Police Scotland chief admits that the force is institutionally racist, sexist and misogynistic
Scotland’s Chief Constable Sir Iain Livingstone QPM addressed the matter of institutional discrimination in policing at a meeting of the Scottish Police Authority Board on Thursday, 25 May.
He said, “I have been the Chief Constable of Police Scotland for six of our 10 years and have been a police officer, holding the office of Constable for over 30 years. As such, I have a deep and personal sense of duty and responsibility for leading, shaping and representing an institution of which all the people of Scotland should be hugely proud.
“Police Scotland has grown into an organisation known to be compassionate, values based, and highly competent. It is well regarded nationally, extremely well regarded internationally, but I know it can improve, must improve.
“Institutional racism, sexism and institutional discrimination have become iconic terms in the vital battle to tackle injustice. Police officers and staff, including police leaders, can be conflicted both in acknowledging their existence and in using such terms, fearing it would unfairly condemn dedicated and honourable colleagues or that it means no progress has been made since the 1990s.”
Sir Iain’s statement is believed to be the first of its kind by a police chief and comes amid ongoing controversy about policing culture across the UK. He is set to retire from the force on 10 August.
He adds, “The meaning of institutional racism set out by Sir William Macpherson in 1999 in his report on the appalling murder of Stephen Lawrence in 1993 is, rightly, very demanding.
“The phrase, the terminology, however, can be and often is misinterpreted or misrepresented as unfair and personal critical assessments of police officers and police staff as individuals.”
First Minister Humza Yousaf said that, as a person of colour, the admission of institutional racism by the chief constable was “monumental” and “historic”.
He said that he had personal experience after being “searched over a dozen times as a young boy, whether it was in my car or walking with my friends in the street or in airports” by racist police officers.
Sir Iain added, “Does institutional discrimination mean our police officers and police staff are racist and sexist? No. It absolutely does not. I have great confidence in the character and values of our people. I am proud of Police Scotland and I am proud of my colleagues, proud of my officers and staff.
“So I know and have shared the reservations and concerns about acknowledging that institutional discrimination exists in policing.
“However, it is right for me, the right thing for me to do as Chief Constable, to clearly state that institutional racism, sexism, misogyny and discrimination exist. Police Scotland is institutionally racist and discriminatory. Publicly acknowledging these institutional issues exist is essential to our absolute commitment to championing equality and becoming an anti-racist Service. It is also critical to our determination to lead wider change in society.

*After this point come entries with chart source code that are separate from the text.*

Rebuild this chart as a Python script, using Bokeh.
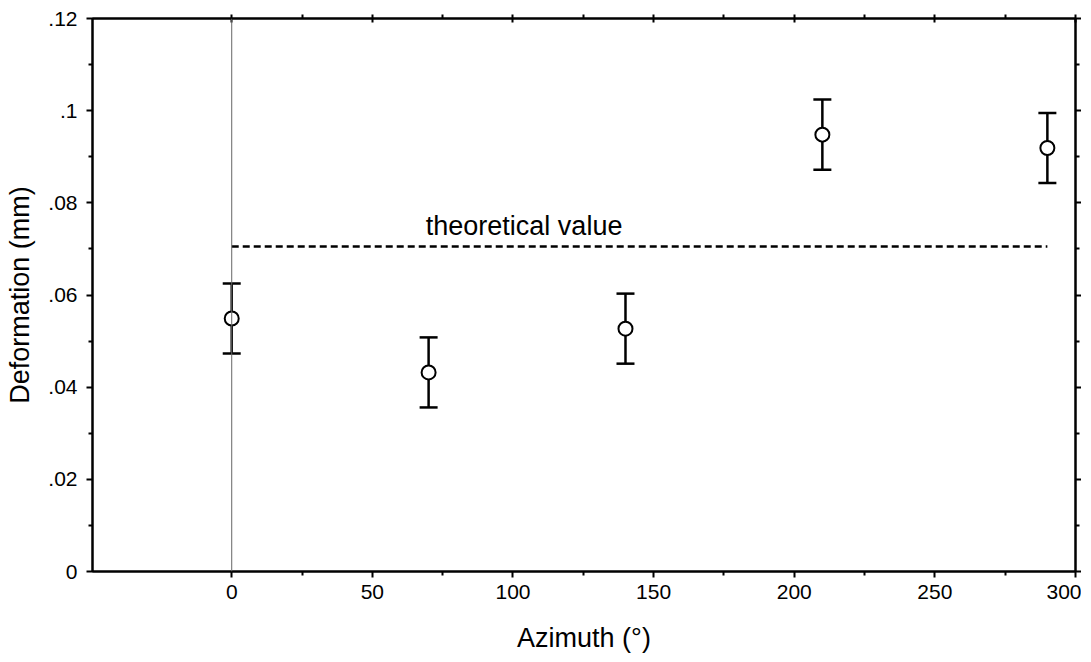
from bokeh.plotting import figure
from bokeh.models import (ColumnDataSource, Whisker, TeeHead, Span, LinearAxis,
                          FixedTicker, CustomJSTickFormatter, Range1d, Label)
from bokeh.embed import file_html
from bokeh.resources import INLINE

azimuth = [0, 70, 140, 210, 290]
deformation = [0.0549, 0.0432, 0.0527, 0.0948, 0.0919]
error = [0.0076, 0.0076, 0.0076, 0.0076, 0.0076]
theory_x = [0, 290]
theory_y = [0.0705, 0.0705]
x_ticks = [0, 50, 100, 150, 200, 250, 300]
x_minor = [25, 75, 125, 175, 225, 275]
y_ticks = [0, 0.02, 0.04, 0.06, 0.08, 0.1, 0.12]
y_minor = [0.01, 0.03, 0.05, 0.07, 0.09, 0.11]

FONT = "Liberation Sans"

src = ColumnDataSource(dict(
    x=azimuth, y=deformation,
    lower=[d - e for d, e in zip(deformation, error)],
    upper=[d + e for d, e in zip(deformation, error)],
))

p = figure(output_backend="svg", toolbar_location=None,
           x_range=Range1d(-49.5, 300), y_range=Range1d(0, 0.12),
           frame_width=983, frame_height=553,
           min_border_left=92, min_border_top=18, min_border_right=4, min_border_bottom=10)
p.grid.visible = False
p.outline_line_color = "black"
p.outline_line_width = 2
p.background_fill_color = "white"
p.border_fill_color = "white"

xt = FixedTicker(ticks=x_ticks, minor_ticks=x_minor)
yt = FixedTicker(ticks=y_ticks, minor_ticks=y_minor)
yfmt = CustomJSTickFormatter(code="""
if (Math.abs(tick) < 1e-9) return "0";
let s = tick.toFixed(2).replace(/0+$/, "");
return s.replace(/^0/, "");
""")
blank = CustomJSTickFormatter(code='return "";')

def style(ax):
    ax.axis_line_width = 2
    ax.axis_line_color = "black"
    ax.major_tick_line_width = 2
    ax.minor_tick_line_width = 2
    ax.major_tick_in = 0
    ax.major_tick_out = 6
    ax.minor_tick_in = 0
    ax.minor_tick_out = 4
    ax.major_label_text_font = FONT
    ax.major_label_text_font_size = "21px"
    ax.major_label_text_color = "black"
    ax.axis_label_text_font = FONT
    ax.axis_label_text_font_size = "27px"
    ax.axis_label_text_font_style = "normal"
    ax.axis_label_text_color = "black"

p.xaxis.ticker = xt
p.yaxis.ticker = yt
p.yaxis.formatter = yfmt
style(p.xaxis[0])
style(p.yaxis[0])
p.xaxis.axis_label = "Azimuth (°)"
p.yaxis.axis_label = "Deformation (mm)"
p.xaxis.major_label_standoff = 7
p.xaxis.axis_label_standoff = 21
p.yaxis.major_label_standoff = 9
p.yaxis.axis_label_standoff = 10

top = LinearAxis(ticker=xt, formatter=blank)
style(top)
top.major_label_standoff = 0
top.major_tick_in = 4
top.major_tick_out = 4
top.minor_tick_in = 0
top.minor_tick_out = 4
p.add_layout(top, "above")

right = LinearAxis(ticker=yt, formatter=blank)
style(right)
right.major_label_standoff = 0
p.add_layout(right, "right")

p.add_layout(Span(location=0, dimension="height", line_color="#666666", line_width=1))

p.line(theory_x, theory_y, line_color="black", line_width=2.5, line_dash="7 4")
p.add_layout(Label(x=69, y=0.0718, text="theoretical value", text_font=FONT,
                   text_font_size="27px", text_color="black"))

p.add_layout(Whisker(source=src, base="x", lower="lower", upper="upper",
                     line_color="black", line_width=2.5,
                     lower_head=TeeHead(size=18, line_width=2.5, line_color="black"),
                     upper_head=TeeHead(size=18, line_width=2.5, line_color="black")))
p.scatter("x", "y", source=src, size=14, fill_color="white", line_color="black",
          line_width=2)

open("out.html", "w").write(file_html(p, INLINE))
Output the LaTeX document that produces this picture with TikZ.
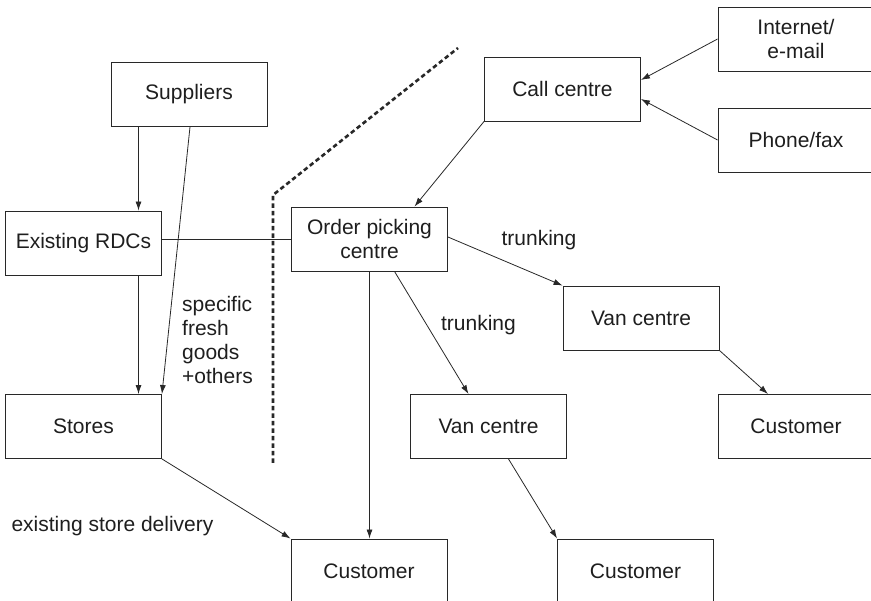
\documentclass[tikz,border=0pt]{standalone}
\usepackage{fontspec}
\setmainfont{Liberation Sans}
\usetikzlibrary{arrows.meta}
\begin{document}
\begin{tikzpicture}[x=1pt,y=-1pt,
  font=\fontsize{21}{24}\selectfont,
  box/.style={draw=ln,line width=.9pt,minimum width=156pt,minimum height=64pt,
    align=center,text=tx,inner sep=2pt},
  arr/.style={draw=ln,line width=.8pt,-{Latex[length=9pt,width=6pt]}},
  lbl/.style={text=tx,inner sep=0pt}]
 \definecolor{ln}{RGB}{40,40,40}
 \definecolor{tx}{RGB}{30,30,30}
 \useasboundingbox (0,0) rectangle (871,601);
 % boxes
 \node[box] (sup) at (189,94.5) {Suppliers};
 \node[box] (rdc) at (83.5,243) {Existing RDCs};
 \node[box] (stores) at (83.5,426.5) {Stores};
 \node[box] (opc) at (369.5,239) {Order picking\\centre};
 \node[box] (call) at (562.5,89) {Call centre};
 \node[box] (inet) at (796,39) {Internet/\\e-mail};
 \node[box] (phone) at (796,140) {Phone/fax};
 \node[box] (van1) at (641,318) {Van centre};
 \node[box] (van2) at (488.5,426.5) {Van centre};
 \node[box] (custr) at (796,426.5) {Customer};
 \node[box] (cust1) at (369,571) {Customer};
 \node[box] (cust2) at (635.5,571) {Customer};
 % labels
 \node[lbl] (trunk1) at (539,240) {trunking};
 \node[lbl] (trunk2) at (478.5,325) {trunking};
 \node[lbl] (exdel) at (112.5,526) {existing store delivery};
 \node[lbl,anchor=west,align=left] (fresh) at (182,340)
   {specific\\fresh\\goods\\+others};
 % dashed border
 \draw[ln,line width=2.6pt,dash pattern=on 4.5pt off 3pt]
   (273,463) -- (273,195) -- (458,48);
 % connectors
 \draw[arr] ([xshift=55pt]rdc.north |- sup.south) -- ([xshift=55pt]rdc.north);
 \draw[arr] ([xshift=1pt]sup.south) -- (stores.north east);
 \draw[arr] ([xshift=55pt]rdc.south) -- ([xshift=55pt]stores.north);
 \draw[ln,line width=.8pt] (opc.west) -- (opc.west -| rdc.east);
 \draw[arr] (call.south west) -- ([xshift=45pt]opc.north);
 \draw[arr] (inet.west) -- ([yshift=9pt]call.east);
 \draw[arr] (phone.west) -- ([yshift=-10pt]call.east);
 \draw[arr] ([yshift=2pt]opc.east) -- (van1.north west);
 \draw[arr] ([xshift=25pt]opc.south) -- ([xshift=-20pt]van2.north);
 \draw[arr] (opc.south) -- (opc.south |- cust1.north);
 \draw[arr] (van1.south east) -- ([xshift=-28pt]custr.north);
 \draw[arr] ([xshift=20pt]van2.south) -- (cust2.north west);
 \draw[arr] (stores.south east) -- (cust1.north west);
\end{tikzpicture}
\end{document}
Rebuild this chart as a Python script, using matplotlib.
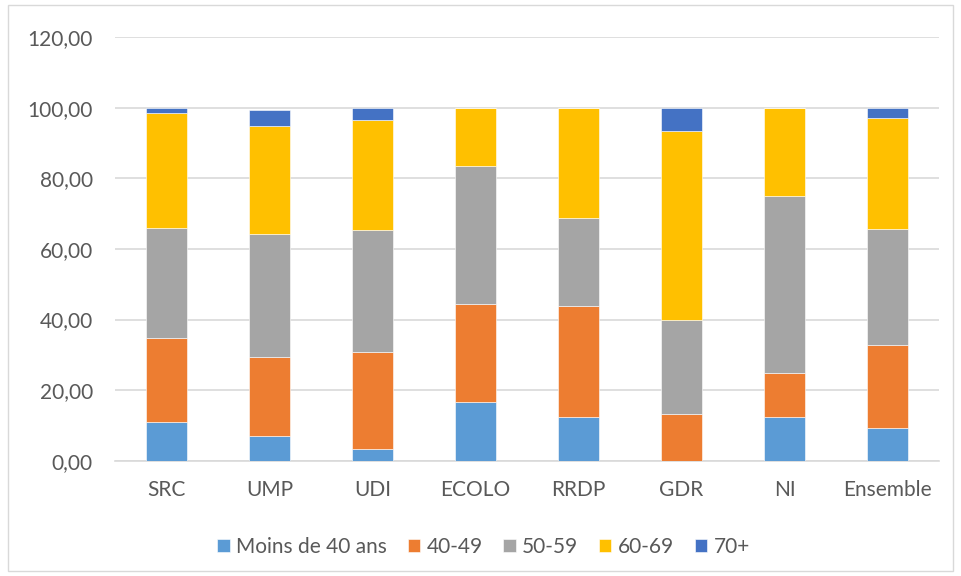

“Prejudice and bad behaviour within policing, as highlighted by court and conduct cases, various independent reviews and by listening to our own officers and staff over recent years, is rightly of great concern and is utterly condemned.
“There is no place in Police Scotland for those who reject our values and standards. Our vigilance as an organisation has never been stronger – rigorous recruitment; enhanced vetting; more visible conduct outcomes; and a focus on prevention.”
Police Scotland launched a four-year strategy called “Policing Together” last year to tackle discrimination within the force and the community, with a mandatory leadership programme to be rolled out to about 5,000 officers and staff in an attempt to improve the existing workplace culture.
The force has faced a number of concerns and allegations about the culture in recent years.
Several former female officers have also come forward and spoken to the BBC’s Newsnight about a disturbing “boys club” culture at all levels of Police Scotland, where they have been subjected to bullying and discrimination by male officers.
Additionally, the police force is also facing a public inquiry investigation for the death of 31-year-old Sheku Bayoh, who died after being restrained by officers in Kirkcaldy. Many speculate that Bayoh’s race had a role to play in the way he was treated.
Glasgow-based human rights lawyer Aamer Anwar said those in the force had refused to admit institutional racism for too long. Back in 1991, he was a victim of a devastating racist attack by the police in Glasgow who smashed his teeth out.
Anwar, who represents the family of Sheku Bayoh, said the chief’s statement was a “testament to families and all those struggles fought by the victims of racial violence and injustice”.